I'd like to know, too. I've been using bootstrap in a couple of places and every time we change a page to use it, it feels like it'll be 10 times harder to rip it out later.
Does anyone know of an scss-based UI framework, where I can just call mixins into my css? Or is that even possible with bootstrap?
Adapting html to a UI framework's code feels like a completely upside down approach.
Ok this is an excellent question. The way I do it is by first converting stuff to semantic names. If it's a somewhat serious project I'm likely to have done that from very early on. I use a method similar to https://www.sitepoint.com/sass-semantically-extend-bootstrap... to do this.
Later, I start converting this stuff to be what I actually want in either a custom CSS or by integrating some other framework.

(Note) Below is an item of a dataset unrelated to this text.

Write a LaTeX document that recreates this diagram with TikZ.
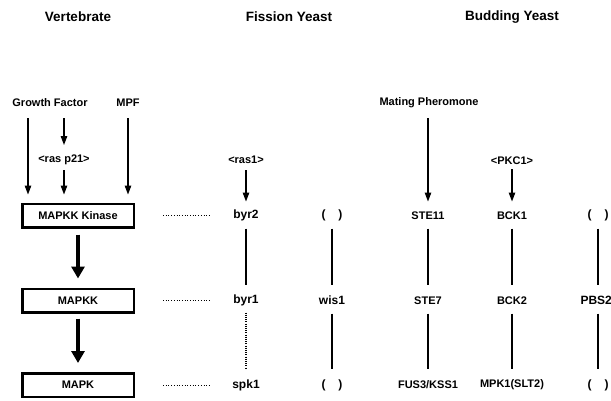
\documentclass[tikz,border=0pt]{standalone}
\usepackage{fontspec}
\setmainfont{Liberation Sans}
\usetikzlibrary{arrows.meta}

\begin{document}
\begin{tikzpicture}[x=1pt,y=-1pt,
	title/.style={font=\fontsize{13.5}{16}\selectfont\bfseries},
	lbl/.style={font=\fontsize{11}{13}\selectfont\bfseries},
	gene/.style={font=\fontsize{12}{14}\selectfont\bfseries},
	kbox/.style={draw,line width=2.5pt,minimum width=111.5pt,minimum height=23.5pt,
		inner sep=0pt,font=\fontsize{11}{13}\selectfont\bfseries},
	arr/.style={line width=1.2pt,-{Triangle[length=9pt,width=6.5pt]}},
	fat/.style={line width=4pt,-{Triangle[length=12pt,width=13pt]}},
	link/.style={line width=1.2pt,shorten <=13pt,shorten >=16pt},
	vdots/.style={line width=1.1pt,dash pattern=on 1pt off 1.2pt,shorten <=12pt,shorten >=16pt},
	hdots/.style={line width=0.7pt,dotted,shorten <=28pt,shorten >=35pt}]

\def\colV{78}
\def\colF{246}
\def\colW{332}
\def\colS{428}
\def\colB{512}
\def\colP{598}
\def\rowK{215.5}
\def\rowKK{300.5}
\def\rowM{385}
\def\gap{(\hspace{13pt})}

\useasboundingbox (0,0) rectangle (611,400);

% headings
\node[title] (vert) at (\colV,17) {Vertebrate};
\node[title] (fis) at (289,17) {Fission Yeast};
\node[title] (bud) at (\colB,17) {Budding Yeast};

% signals
\node[lbl] (gf) at (50,103) {Growth Factor};
\node[lbl] (mpf) at (128,103) {MPF};
\node[lbl] (mp) at (429,103) {Mating Pheromone};
\node[lbl] (rasp) at (64,160) {<ras p21>};
\node[lbl] (ras1) at (\colF,160) {<ras1>};
\node[lbl] (pkc1) at (\colB,161) {<PKC1>};

% vertebrate cascade
\node[kbox] (kin) at (\colV,\rowK) {MAPKK Kinase};
\node[kbox] (mkk) at (\colV,\rowKK) {MAPKK};
\node[kbox] (mk) at (\colV,\rowM) {MAPK};

% fission yeast
\node[gene] (byr2) at (\colF,\rowK) {byr2};
\node[gene] (byr1) at (\colF,\rowKK) {byr1};
\node[gene] (spk1) at (\colF,\rowM) {spk1};
\node[gene] (fa) at (\colW,\rowK) {\gap};
\node[gene] (wis1) at (\colW,\rowKK) {wis1};
\node[gene] (fb) at (\colW,\rowM) {\gap};

% budding yeast
\node[lbl] (ste11) at (\colS,\rowK) {STE11};
\node[lbl] (ste7) at (\colS,\rowKK) {STE7};
\node[lbl] (fus3) at (\colS,\rowM) {FUS3/KSS1};
\node[lbl] (bck1) at (\colB,\rowK) {BCK1};
\node[lbl] (bck2) at (\colB,\rowKK) {BCK2};
\node[lbl] (mpk1) at (\colB,\rowM) {MPK1(SLT2)};
\node[gene] (ba) at (\colP,\rowK) {\gap};
\node[gene,anchor=west] (pbs2) at (577,\rowKK) {PBS2};
\node[gene] (bb) at (\colP,\rowM) {\gap};

% inputs
\draw[arr,shorten <=15pt,shorten >=8pt] (gf.center -| 28,0) -- (kin.north -| 28,0);
\draw[arr,shorten <=15pt,shorten >=15pt] (gf.center -| rasp.center) -- (rasp.center);
\draw[arr,shorten <=10pt,shorten >=8pt] (rasp.center) -- (rasp.center |- kin.north);
\draw[arr,shorten <=15pt,shorten >=8pt] (mpf.center) -- (mpf.center |- kin.north);
\draw[arr,shorten <=15pt,shorten >=14pt] (mp.center -| ste11.center) -- (ste11.center);
\draw[arr,shorten <=10pt,shorten >=14pt] (ras1.center) -- (byr2.center);
\draw[arr,shorten <=8pt,shorten >=14pt] (pkc1.center) -- (bck1.center);

% vertebrate steps
\draw[fat,shorten <=6pt,shorten >=9pt] (kin.south) -- (mkk.north);
\draw[fat,shorten <=5pt,shorten >=9pt] (mkk.south) -- (mk.north);

% homologues
\draw[hdots] (kin.east) -- (byr2.center);
\draw[hdots] (mkk.east) -- (byr1.center);
\draw[hdots] (mk.east) -- (spk1.center);

% yeast pathways
\draw[link] (byr2.center) -- (byr1.center);
\draw[vdots] (byr1.center) -- (spk1.center);
\draw[link] (fa.center) -- (wis1.center);
\draw[link] (wis1.center) -- (fb.center);
\draw[link] (ste11.center) -- (ste7.center);
\draw[link] (ste7.center) -- (fus3.center);
\draw[link] (bck1.center) -- (bck2.center);
\draw[link] (bck2.center) -- (mpk1.center);
\draw[link] (ba.center) -- (ba.center |- pbs2.center);
\draw[link] (ba.center |- pbs2.center) -- (bb.center);

\end{tikzpicture}
\end{document}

Note though. I explicitly mentioned this is for my little dashboards and apps. When I start this process, pages will look broken from time to time and there might be pages that look Frankensteined. I've never done this on a serious app although I want to do that for one client I'm consulting for. Since I wrote all the code myself, here's my speculation on how I'll do it.
Since I have a fairly structured way of arranging my divs and my forms, I'm going to hack together a parser using beautifulsoup/htmlparser to get the bootstrap stuff out and convert those to semantic names. So it'll be something that goes through a file, and then tells me it found a div.row here (show me the surrounding lines to get me an idea of where it is) and then ask me to input the semantic name. It'll spew out the sass files I want and change the jinja templates.
From there I'm going to attempt to plug in material just because I like it so much :D
No I'm afraid I don't. You are right that this is a lot of pain for a UI framework that's supposed to save you time. But because I've done this a few times over it's become fairly simple once it's coupled together with some vim macros and snippets. But it's not a very good workflow that someone else can adopt quickly. I just found bootstrap to be super comfortable to get started and I also built some generators that auto generate templates for me when I work on my little projects. When I wrote those I made them to use bootstrap and I can't be bothered going back to change them now
Bootstrap is bloated and identifiable within a second of opening a webpage, it's eventually removed from every project that goes anywhere. But it's a slow and painful process, because it has hooks in all over the place.
It's better to start out with some very simple css boilerplate, the app is new it doesn't need to look like Twitter... if the app is new it probably shouldn't look like Twitter anyway, it's current-year.
Someone set up a hot or not style web app that asked whether the screenshot was of a bootstrap site or not. It was harder than you give credit for, and interestingly it was hard both because many Bootstrap sites don't look like stereotypical Bootstrap, but also because many non-Bootstrap sites do look like stereotypical Bootstrap.
Haven't you heard? It's now a popular trend, to claim that you do things differently just to be different, even though it doesn't make logical sense, and takes a lot of work. We call it the hipster hunger games.